Arabia Incognita by Sheila Carapico
Author:Sheila Carapico
Language: eng
Format: epub
Publisher: Just World Books
Published: 2016-03-30T04:00:00+00:00
Exporting Insecurity
Saudi Arabia’s long struggle to control and remake its environment has come at considerable expense. Politically, the Kingdom’s environmental imperative succeeded in helping shore up central authority. But it also produced an array of costly failures, often destroying or depleting the very resources that scientific and technical work was supposed to secure. The ill-fated al-Hasa Irrigation and Drainage Project was but one dramatic example. There were others. While food security, agricultural self-sufficiency and resource scarcity seemed to offer reasonable justifications for environmental interventions and massive engineering efforts, the reality was that concerns about scarcity and security served more to distract from the political calculations that also went into the planning, design and engineering work.
While the considerations driving Saudi Arabia’s turn to securing farmland and natural resources abroad are different from those that drove the early consolidation of empire and the processes of state building, there are important parallels. Overcoming scarcity and the pursuit of security continue to frame and justify Saudi Arabia’s domestic environmental imperative, even as it has been transformed into a global imperative in the early twenty-first century. Oil wealth continues to make possible the pursuit of and even the creation of other natural resources. It also makes possible a range of potentially devastating political and environmental costs in those places where the kingdom is doing business.

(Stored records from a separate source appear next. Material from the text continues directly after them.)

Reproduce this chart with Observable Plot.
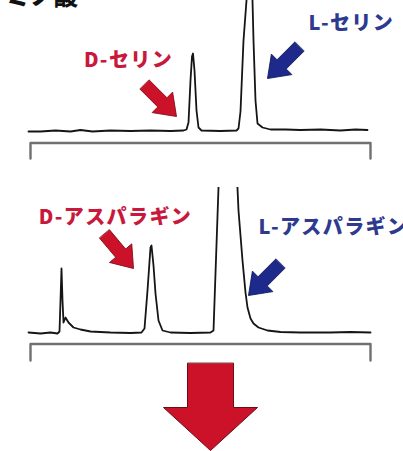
<!DOCTYPE html>
<html>
<head>
<meta charset="utf-8">
<script src="https://cdn.jsdelivr.net/npm/d3@7"></script>
<script src="https://cdn.jsdelivr.net/npm/@observablehq/plot@0.6"></script>
<style>
  html, body { margin: 0; padding: 0; background: #fff; }
  #wrap { position: relative; width: 403px; height: 451px; overflow: hidden; }
  #title { position: absolute; left: 6px; top: -17px; font: 900 24px "Noto Sans CJK JP", sans-serif; line-height: 24px; color: #111; white-space: nowrap; }
  svg { display: block; }
</style>
</head>
<body>
<div id="wrap">
  <div id="plots"></div>
  <div id="title">ミノ酸</div>
</div>
<script>
// ---- data ----
const titleText = "ミノ酸";

// Chromatogram 1 (serine): retention (a.u.), signal (a.u.)
const serTime = [0,12,27,42,52,64,82,102,122,142,155,158,160,162,163.5,164.5,166,168,170,173,192,208,210,212,215,218,221,224,225,227,229,234,242,257,272,292,312,327,339];
const serSignal = [0,0,1,0,1.5,0,1,0.5,1,0.5,1,2,9,51,75,78,61,21,4,1,0.5,1,3,20,91,131,165,131,91,31,8,4,2,2,1.5,2,1,2,1.5];

// Chromatogram 2 (asparagine)
const asnTime = [0,12,22,29,31,32,33,34,35,37,40,45,52,62,82,102,113,116,119,122,123,125,127,130,134,142,162,182,185,187,190,192,199,207,210,214,217,219,222,225,230,239,252,272,302,322,342];
const asnSignal = [1,0,1,0,2,33,65,33,11,16,11,6,4,2,1,0.5,1,5,43,86,88,68,40,13,3,1,0.5,1,3,60,146,190,230,190,123,73,41,26,15,10,6,3,1.5,1,1,1.5,1];

// Bracket under each trace (time, signal)
const bracketTime = [2, 2, 342, 342];
const bracket1Signal = [-27, -11.5, -11.5, -27];
const bracket2Signal = [-27, -10.5, -10.5, -27];

// Peak labels
const serLabels = ["D-セリン", "L-セリン"];
const serLabelTime = [100, 280];
const serLabelSignal = [71, 108];
const asnLabels = ["D-アスパラギン", "L-アスパラギン"];
const asnLabelTime = [87, 230];
const asnLabelSignal = [116, 106];
const labelColors = ["#c8193c", "#2d3a8e"];

// Arrow pointers (tip positions, direction in degrees)
const serArrowTime = [148, 239];
const serArrowSignal = [15, 53];
const serArrowAngle = [135, 225];
const asnArrowTime = [105, 220];
const asnArrowSignal = [65, 38];
const asnArrowAngle = [140, 225];
const arrowFill = ["#cc1229", "#1d2a8c"];
const arrowEdge = ["#7a0a18", "#0e164f"];

// ---- helpers ----
const zip = (t, v) => t.map((d, i) => ({t: d, v: v[i]}));
const blockArrow = (shaft, head, headLen) => ({
  draw(ctx, l) {
    ctx.moveTo(-shaft, 0);
    ctx.lineTo(-shaft, -l + headLen);
    ctx.lineTo(-head, -l + headLen);
    ctx.lineTo(0, -l);
    ctx.lineTo(head, -l + headLen);
    ctx.lineTo(shaft, -l + headLen);
    ctx.lineTo(shaft, 0);
    ctx.closePath();
  }
});
const smallArrow = blockArrow(6.5, 14.5, 20);
const bigArrow = blockArrow(23, 47, 43);

const xScale = {domain: [0, 342], range: [28, 370], axis: null};
const font = '"Noto Sans CJK JP", sans-serif';

function panel({height, marginTop, baseline, trace, bracket, labels, lt, lv, at, av, aa, extra = []}) {
  const lab = labels.map((s, i) => ({s, t: lt[i], v: lv[i], c: labelColors[i], anchor: i === 0 ? "middle" : "start"}));
  const arr = at.map((t, i) => ({t, v: av[i], a: aa[i], f: arrowFill[i], e: arrowEdge[i]}));
  return Plot.plot({
    width: 403, height, marginLeft: 0, marginRight: 0, marginTop, marginBottom: 0,
    style: {fontFamily: font, letterSpacing: "1.4px", background: "transparent"},
    x: xScale,
    y: {domain: [0, 100], range: [baseline, baseline - 100], axis: null},
    marks: [
      Plot.line(zip(bracketTime, bracket), {x: "t", y: "v", stroke: "#707070", strokeWidth: 2.4}),
      Plot.line(trace, {x: "t", y: "v", stroke: "#151515", strokeWidth: 1.8, clip: true}),
      Plot.vector(arr, {x: "t", y: "v", rotate: "a", length: 45, anchor: "end", shape: smallArrow, fill: "f", stroke: "e", strokeWidth: 0.8}),
      Plot.text(lab.filter(d => d.anchor === "middle"), {x: "t", y: "v", text: "s", fill: "c", fontSize: 20, fontWeight: 900, textAnchor: "middle"}),
      Plot.text(lab.filter(d => d.anchor === "start"), {x: "t", y: "v", text: "s", fill: "c", fontSize: 20, fontWeight: 900, textAnchor: "start"}),
      ...extra
    ]
  });
}

const p1 = panel({
  height: 160, marginTop: 0, baseline: 131,
  trace: zip(serTime, serSignal), bracket: bracket1Signal,
  labels: serLabels, lt: serLabelTime, lv: serLabelSignal,
  at: serArrowTime, av: serArrowSignal, aa: serArrowAngle
});

// big downward result arrow below the second trace
const resultArrow = [{t: 182, v: -117}];
const p2 = panel({
  height: 291, marginTop: 27, baseline: 173,
  trace: zip(asnTime, asnSignal), bracket: bracket2Signal,
  labels: asnLabels, lt: asnLabelTime, lv: asnLabelSignal,
  at: asnArrowTime, av: asnArrowSignal, aa: asnArrowAngle,
  extra: [Plot.vector(resultArrow, {x: "t", y: "v", rotate: 180, length: 87, anchor: "end", shape: bigArrow, fill: "#cc1229", stroke: "#6e0a16", strokeWidth: 1})]
});

const host = document.getElementById("plots");
host.append(p1, p2);
</script>
</body>
</html>
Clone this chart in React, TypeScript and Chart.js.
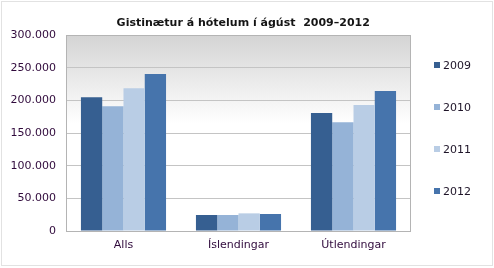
import React, { useEffect, useRef } from "react";
import { Chart, registerables } from "chart.js";

Chart.register(...registerables);

const TITLE = "Gistinætur á hótelum í ágúst  2009–2012";
const categories = ["Alls", "Íslendingar", "Útlendingar"];
const years = ["2009", "2010", "2011", "2012"];
const v2009 = [204600, 24500, 180600];
const v2010 = [190800, 24500, 166300];
const v2011 = [218400, 27000, 192900];
const v2012 = [240300, 26000, 214300];
const colors = ["#365f91", "#95b3d7", "#b9cde5", "#4674ac"];
const yMax = 300000;
const yStep = 50000;

const FONT = "'DejaVu Sans', Verdana, sans-serif";

function fmt(v: number): string {
  return String(Math.round(v)).replace(/\B(?=(\d{3})+(?!\d))/g, ".");
}

const framePlugin = {
  id: "frame",
  beforeDraw(chart: any) {
    const { ctx, chartArea } = chart;
    const { left, top, right, bottom } = chartArea;
    ctx.save();
    ctx.fillStyle = "#ffffff";
    ctx.fillRect(0, 0, chart.width, chart.height);
    ctx.strokeStyle = "#e2e2e2";
    ctx.lineWidth = 1;
    ctx.strokeRect(1.5, 1.5, chart.width - 3, chart.height - 4);
    const g = ctx.createLinearGradient(0, top, 0, bottom);
    g.addColorStop(0, "#d4d4d4");
    g.addColorStop(0.45, "#ffffff");
    g.addColorStop(1, "#ffffff");
    ctx.fillStyle = g;
    ctx.fillRect(left, top, right - left, bottom - top);
    ctx.restore();
  },
  afterDatasetsDraw(chart: any) {
    const { ctx, chartArea } = chart;
    const { left, top, right, bottom } = chartArea;
    ctx.save();
    ctx.strokeStyle = "#b4b4b4";
    ctx.lineWidth = 1;
    ctx.strokeRect(Math.round(left) + 0.5, Math.round(top) + 0.5, Math.round(right - left) - 1, Math.round(bottom - top));
    // legend
    ctx.font = "11px " + FONT;
    ctx.textBaseline = "middle";
    ctx.textAlign = "left";
    chart.data.datasets.forEach((ds: any, i: number) => {
      const y = top + 30 + i * 42;
      const x = right + 23;
      ctx.fillStyle = ds.backgroundColor;
      ctx.fillRect(x, y - 3, 6, 6);
      ctx.fillStyle = "#1e1428";
      ctx.fillText(ds.label, x + 9, y + 1);
    });
    ctx.restore();
  },
};

export default function App() {
  const ref = useRef<HTMLCanvasElement | null>(null);
  useEffect(() => {
    if (!ref.current) return;
    const series = [v2009, v2010, v2011, v2012];
    const chart = new Chart(ref.current, {
      type: "bar",
      data: {
        labels: categories,
        datasets: years.map((y, i) => ({
          label: y,
          data: series[i],
          backgroundColor: colors[i],
          borderWidth: 0,
          categoryPercentage: 0.74,
          barPercentage: 1,
        })),
      },
      options: {
        responsive: false,
        animation: false,
        devicePixelRatio: 1,
        layout: { padding: { left: 0.5, right: 8, top: 0, bottom: 7.8 } },
        plugins: {
          legend: { display: false },
          tooltip: { enabled: false },
          title: {
            display: true,
            text: TITLE,
            color: "#141414",
            font: { family: FONT, size: 11, weight: "bold", lineHeight: 1.2 },
            padding: { top: 16.5, bottom: 5.3 },
          },
        },
        scales: {
          x: {
            grid: { display: false, drawTicks: false },
            border: { display: false },
            ticks: {
              color: "#300a3c",
              font: { family: FONT, size: 11, lineHeight: 1.2 },
              padding: 8,
            },
          },
          y: {
            min: 0,
            max: yMax,
            grid: { color: "#c4c4c4", drawTicks: false },
            border: { display: false },
            ticks: {
              stepSize: yStep,
              color: "#300a3c",
              font: { family: FONT, size: 11, lineHeight: 1.2 },
              padding: 10,
              callback: (v: any) => fmt(Number(v)),
            },
          },
          legendSpace: {
            type: "linear",
            position: "right",
            display: true,
            grid: { display: false, drawTicks: false },
            border: { display: false },
            ticks: { display: false },
            afterFit: (scale: any) => {
              scale.width = 75;
            },
          },
        },
      },
      plugins: [framePlugin],
    });
    return () => chart.destroy();
  }, []);
  return (
    <div style={{ position: "fixed", left: 0, top: 0, width: 494, height: 268, background: "#fff" }}>
      <canvas ref={ref} width={494} height={268} style={{ display: "block" }} />
    </div>
  );
}
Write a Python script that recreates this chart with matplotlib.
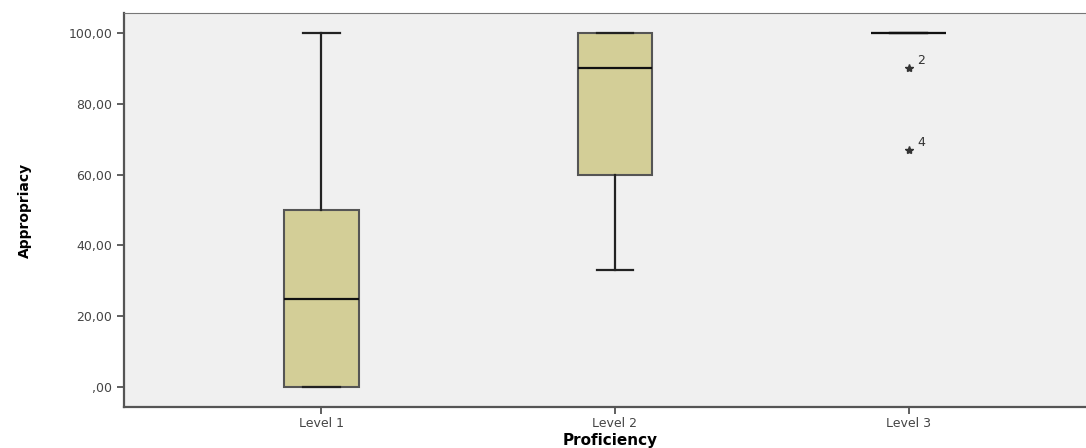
import matplotlib
matplotlib.use("Agg")
import matplotlib.pyplot as plt
from matplotlib.ticker import FuncFormatter

categories = ["Level 1", "Level 2", "Level 3"]
whislo = [0, 33, 100]
q1 = [0, 60, 100]
med = [25, 90, 100]
q3 = [50, 100, 100]
whishi = [100, 100, 100]
outlier_vals = [[], [], [90, 67]]
outlier_ids = [[], [], ["2", "4"]]
yticks = [0, 20, 40, 60, 80, 100]

fig = plt.figure(figsize=(10.86, 4.48), dpi=100)
ax = fig.add_axes([124/1086, 41/448, 1 - 124/1086 + 0.01, 394/448])
ax.set_facecolor("#F0F0F0")

stats = []
for i, c in enumerate(categories):
    stats.append(dict(label=c, whislo=whislo[i], q1=q1[i], med=med[i],
                      q3=q3[i], whishi=whishi[i], fliers=[]))
pos = [1, 2, 3]
ax.bxp(stats, positions=pos, widths=0.255, patch_artist=True,
       showfliers=False,
       boxprops=dict(facecolor="#D3CE97", edgecolor="#555555", linewidth=1.5),
       medianprops=dict(color="#111111", linewidth=1.6),
       whiskerprops=dict(color="#222222", linewidth=1.6),
       capprops=dict(color="#222222", linewidth=1.6), capwidths=0.125)

for i, (vals, ids) in enumerate(zip(outlier_vals, outlier_ids)):
    for v, lab in zip(vals, ids):
        ax.plot(pos[i], v, marker="*", color="#333333", markersize=6, linestyle="none")
        ax.annotate(lab, (pos[i], v), xytext=(6, 3), textcoords="offset points",
                    fontsize=9, color="#333333")

ax.set_xlim(0.329, 3.64)
ax.set_ylim(-5.6, 105.6)
ax.set_yticks(yticks)
ax.yaxis.set_major_formatter(FuncFormatter(
    lambda v, p: ",00" if v == 0 else f"{int(v)},00"))
ax.set_xticks(pos)
ax.set_xticklabels(categories)
ax.tick_params(axis="both", labelsize=9, labelcolor="#444444", color="#444444",
               length=5, width=1.2)
ax.tick_params(axis="x", pad=2)
for s in ["left", "bottom"]:
    ax.spines[s].set_color("#555555")
    ax.spines[s].set_linewidth(1.6)
ax.spines["top"].set_color("#777777")
ax.spines["right"].set_visible(False)

ax.set_ylabel("Appropriacy", fontsize=10, fontweight="bold", labelpad=26)
ax.set_xlabel("Proficiency", fontsize=11, fontweight="bold", va="center")
ax.xaxis.set_label_coords(0.50, -33/394)

fig.savefig("out.png", dpi=100)
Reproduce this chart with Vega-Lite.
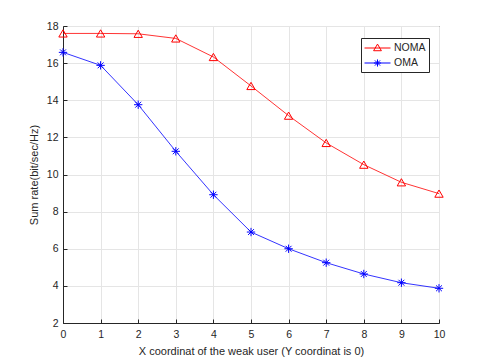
{
  "$schema": "https://vega.github.io/schema/vega-lite/v6.json",
  "width": 376,
  "height": 297,
  "autosize": {"type": "none"},
  "padding": {"left": 63, "top": 26, "right": 46, "bottom": 40},
  "background": "white",
  "config": {
    "font": "Liberation Sans",
    "view": {"stroke": "#262626", "strokeWidth": 1},
    "axis": {
      "labelFont": "Liberation Sans",
      "titleFont": "Liberation Sans",
      "labelFontSize": 10.5,
      "titleFontSize": 11,
      "labelColor": "#262626",
      "titleColor": "#262626",
      "titleFontWeight": "normal",
      "domainColor": "#262626",
      "tickColor": "#262626",
      "gridColor": "#e5e5e5",
      "gridWidth": 1,
      "labelFlush": false
    }
  },
  "data": {
    "values": [
      {"x": 0, "rate": 17.6, "scheme": "NOMA"},
      {"x": 1, "rate": 17.6, "scheme": "NOMA"},
      {"x": 2, "rate": 17.58, "scheme": "NOMA"},
      {"x": 3, "rate": 17.33, "scheme": "NOMA"},
      {"x": 4, "rate": 16.33, "scheme": "NOMA"},
      {"x": 5, "rate": 14.77, "scheme": "NOMA"},
      {"x": 6, "rate": 13.17, "scheme": "NOMA"},
      {"x": 7, "rate": 11.7, "scheme": "NOMA"},
      {"x": 8, "rate": 10.53, "scheme": "NOMA"},
      {"x": 9, "rate": 9.58, "scheme": "NOMA"},
      {"x": 10, "rate": 8.97, "scheme": "NOMA"},
      {"x": 0, "rate": 16.58, "scheme": "OMA"},
      {"x": 1, "rate": 15.88, "scheme": "OMA"},
      {"x": 2, "rate": 13.76, "scheme": "OMA"},
      {"x": 3, "rate": 11.25, "scheme": "OMA"},
      {"x": 4, "rate": 8.91, "scheme": "OMA"},
      {"x": 5, "rate": 6.9, "scheme": "OMA"},
      {"x": 6, "rate": 6.0, "scheme": "OMA"},
      {"x": 7, "rate": 5.25, "scheme": "OMA"},
      {"x": 8, "rate": 4.64, "scheme": "OMA"},
      {"x": 9, "rate": 4.17, "scheme": "OMA"},
      {"x": 10, "rate": 3.87, "scheme": "OMA"}
    ]
  },
  "encoding": {
    "x": {
      "field": "x",
      "type": "quantitative",
      "scale": {"domain": [0, 10], "nice": false, "zero": false},
      "axis": {
        "title": "X coordinat of the weak user (Y coordinat is 0)",
        "values": [0, 1, 2, 3, 4, 5, 6, 7, 8, 9, 10],
        "tickSize": -4,
        "labelPadding": 10,
        "titlePadding": 6
      }
    },
    "y": {
      "field": "rate",
      "type": "quantitative",
      "scale": {"domain": [2, 18], "nice": false, "zero": false},
      "axis": {
        "title": "Sum rate(bit/sec/Hz)",
        "values": [2, 4, 6, 8, 10, 12, 14, 16, 18],
        "tickSize": -4,
        "labelPadding": 9,
        "titlePadding": 7
      }
    }
  },
  "layer": [
    {
      "mark": {"type": "line", "strokeWidth": 0.8},
      "encoding": {
        "color": {
          "field": "scheme",
          "type": "nominal",
          "scale": {"domain": ["NOMA", "OMA"], "range": ["#ff0000", "#0000ff"]},
          "legend": {
            "title": null,
            "orient": "none",
            "legendX": 298,
            "legendY": 12,
            "strokeColor": "#262626",
            "fillColor": "white",
            "padding": 3,
            "labelFont": "Liberation Sans",
            "labelFontSize": 10.5,
            "labelColor": "#262626",
            "symbolSize": 169,
            "symbolOffset": 6.5,
            "symbolStrokeWidth": 1,
            "rowPadding": 2,
            "labelOffset": 9.5,
            "encode": {
              "symbols": {
                "update": {
                  "shape": {"signal": "datum.value === 'NOMA' ? 'M-2,0H2M-0.6,0.42L0,-0.6L0.6,0.42Z' : 'M-2,0H2M-0.55,0H0.55M0,-0.55V0.55M-0.4,-0.4L0.4,0.4M-0.4,0.4L0.4,-0.4'"},
                  "fill": {"value": "transparent"},
                  "strokeWidth": {"value": 1}
                }
              }
            }
          }
        }
      }
    },
    {
      "mark": {"type": "point", "filled": false, "strokeWidth": 1, "size": 70, "opacity": 1},
      "encoding": {
        "color": {
          "condition": {"test": "datum.scheme === 'OMA'", "value": "#0000ff"},
          "value": "#ff0000"
        },
        "shape": {
          "condition": {"test": "datum.scheme === 'OMA'", "value": "M-1,0H1M0,-1V1M-0.7,-0.7L0.7,0.7M-0.7,0.7L0.7,-0.7"},
          "value": "triangle-up"
        }
      }
    }
  ]
}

Saudi investment in militarized authoritarian regimes will strengthen them and help secure their own political pathologies. It also threatens to displace local cultivators or bind them to increasingly global networks of investment and expertise that could relegate their personal needs and interests to those of foreign powers, businesses and states. Seen this way, Saudi Arabia has arrived as a neoliberal power, willing and able to bend the policies of impoverished states and communities to its economic will. Perhaps most worrisome, as efforts to re-engineer the largest and most verdant oasis in the kingdom itself demonstrated, foreign farmland, foreign water and other natural resources, so vital and precious locally, will almost certainly be viewed as disposable assets. They have served and will serve as sites of investment, all justified in the name of the food security of foreigners, to be dispensed with when no longer profitable or desirable. Given the potential for considerable environmental damage like that which occurred in al-Hasa, it should be a source of concern that little will be left when the Saudis decide to leave.